I was hoping to hear a good story from Wayne — somethin’ along the lines of the Rhyme of the Ancient Mariner. “Yaaaar, the boat she did sink; Yaaaar, the ocean water we did drink. Yaaaar, 52 miles of Africa we walked — no eatin’, no drinkin’, no sleepin’ a wink!”

Okay, maybe he didn’t say it just exactly like that, that’s how I like to remember it.

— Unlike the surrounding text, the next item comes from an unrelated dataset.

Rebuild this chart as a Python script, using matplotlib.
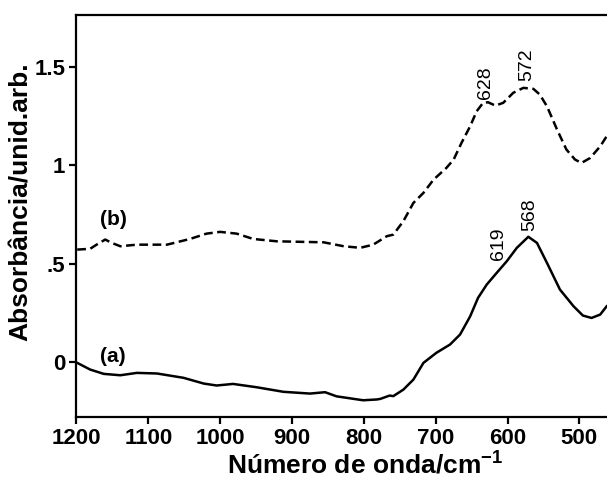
import matplotlib
matplotlib.use("Agg")
import matplotlib.pyplot as plt

plt.rcParams["font.family"] = ["Liberation Sans", "DejaVu Sans"]
plt.rcParams["font.weight"] = "bold"
plt.rcParams["mathtext.fontset"] = "custom"
plt.rcParams["mathtext.rm"] = "Liberation Sans:bold"
plt.rcParams["mathtext.bf"] = "Liberation Sans:bold"

# spectrum (a), solid
wn_a = [1199, 1181, 1162, 1139, 1116, 1088, 1051, 1023, 1005, 982, 949, 912,
        875, 854, 838, 801, 782, 777, 764, 759, 745, 731, 717, 699, 680, 666,
        652, 641, 629, 615, 601, 587, 571, 559, 545, 527, 508, 495, 483, 471, 462]
ab_a = [-0.004, -0.038, -0.06, -0.067, -0.055, -0.058, -0.08, -0.109, -0.119,
        -0.111, -0.128, -0.151, -0.16, -0.153, -0.174, -0.194, -0.19, -0.187,
        -0.17, -0.173, -0.14, -0.089, -0.004, 0.047, 0.089, 0.14, 0.232, 0.326,
        0.393, 0.453, 0.512, 0.58, 0.636, 0.605, 0.503, 0.368, 0.283, 0.236,
        0.224, 0.241, 0.283]

# spectrum (b), dashed
wn_b = [1199, 1181, 1172, 1160, 1151, 1139, 1116, 1074, 1042, 1019, 1000, 977,
        954, 921, 856, 828, 805, 787, 768, 759, 745, 731, 717, 703, 685, 675,
        664, 652, 643, 634, 627, 617, 606, 592, 578, 564, 555, 545, 531, 518,
        506, 497, 485, 471, 462]
ab_b = [0.571, 0.575, 0.596, 0.622, 0.605, 0.588, 0.596, 0.596, 0.625, 0.652,
        0.661, 0.652, 0.625, 0.613, 0.608, 0.588, 0.58, 0.596, 0.639, 0.647,
        0.715, 0.808, 0.859, 0.926, 0.986, 1.028, 1.113, 1.197, 1.273, 1.316,
        1.319, 1.302, 1.316, 1.367, 1.392, 1.387, 1.358, 1.298, 1.18, 1.079,
        1.028, 1.011, 1.036, 1.095, 1.146]

peak_labels = ["628", "572", "619", "568"]
peak_x = [631, 573, 613, 569]
peak_y = [1.335, 1.425, 0.52, 0.665]

fig = plt.figure(figsize=(6.07, 4.84), dpi=100)
ax = fig.add_axes([0.126, 0.1384, 0.874, 0.8306])
ax.plot(wn_a, ab_a, color="black", lw=1.8)
ax.plot(wn_b, ab_b, color="black", lw=1.8, ls=(0, (3.5, 1.8)))

ax.set_xlim(1200, 461.5)
ax.set_ylim(-0.279, 1.762)
ax.set_xticks([1200, 1100, 1000, 900, 800, 700, 600, 500])
ax.set_yticks([0, 0.5, 1, 1.5])
ax.set_yticklabels(["0", ".5", "1", "1.5"])
ax.spines["right"].set_visible(False)
for s in ["left", "bottom", "top"]:
    ax.spines[s].set_linewidth(1.6)
ax.tick_params(direction="out", length=5, width=1.6, labelsize=16, pad=3)

ax.set_ylabel("Absorbância/unid.arb.", fontsize=19, fontweight="bold")
ax.yaxis.set_label_coords(-0.082, 0.535)
fig.text(0.602, 0.012, r"Número de onda/cm$^{\mathbf{-1}}$", fontsize=19,
         fontweight="bold", ha="center", va="bottom")

ax.text(1149, 0.725, "(b)", fontsize=15, ha="center", va="center")
ax.text(1149, 0.03, "(a)", fontsize=15, ha="center", va="center")
for lab, x, y in zip(peak_labels, peak_x, peak_y):
    ax.text(x, y, lab, fontsize=14, fontweight="normal", rotation=90,
            ha="center", va="bottom")

fig.savefig("out.png", dpi=100)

But before you allow yourself to be whisked away with the idea of sailing the waters like Russell Crowe, don’t get too excited. If you’re not used to the swaying motion of the harbor, you may continue to feel that swaying sensation hours after you have left the harbor—in your car, in the shopping mall, and when you try to fall asleep that night. Much of the work and training involves jobs you might already be familiar with: sanding, painting and general housekeeping. It’s somewhat naive to believe you’ll be able to steer the tugboat or learn how to read a compass your first day. And a giant mousetrap lying in plain view splashes the fanciful from their poetic haze faster than saltwater stings eyes. Then there’s metal. Metal everywhere — floors, walls , ladders — rusted metal on top of metal.

Still, you can’t dissuade Jeff, who’s been working on the project for two years and estimates another two years of work, or his army of supporters that include the US Army. “ They’re the best,” said US Army Major Marie Pauley, the San Diego recruiting commander.

Pauley (AKA: The Tug-Lady) serves as a board member of the CMS and said she has helped the Bentleys try to research the history of the army tug. She has also put the Bentleys in touch with some others in the army who can help. Since the US Army, according to Roseanne, has already helped in the funding, Pauley is obviously doing a great job. Pauley also sees the potential that having an army tugboat in San Diego Harbor may have with recruitment. “I’d love that tugboat to be a thorn in the side of the Navy,” she said.

Pauley said that the army/navy relationship in San Diego is “Friendly/competitive.”

Pauley said that many of her recruits love the idea of being on a boat, but don’t want to belong to a huge navy ship with thousands of people on it. Plus, in the Navy “They know they’d all be swabbing the decks.”

During the restoration process, Captain Jeff invoked the right for artistic license and got rid of the battleship gray that most likely was the color for the army tug since it was originally built in 1951. Jeff’s choice of replacement colors were black and white with a yellow smoke stack. Army-yellow that is, which has remarkable resemblance to yellow-yellow — but it’s not, because it’s a tough military tug. So it’s Army-Yellow.

Though the intent of many volunteers is to ultimately land a job, Captain Jeff quickly points out that he’s not making any promises for employment. It all depends on each individual. “Nothing is guaranteed, it’s all about aptitude and performance.”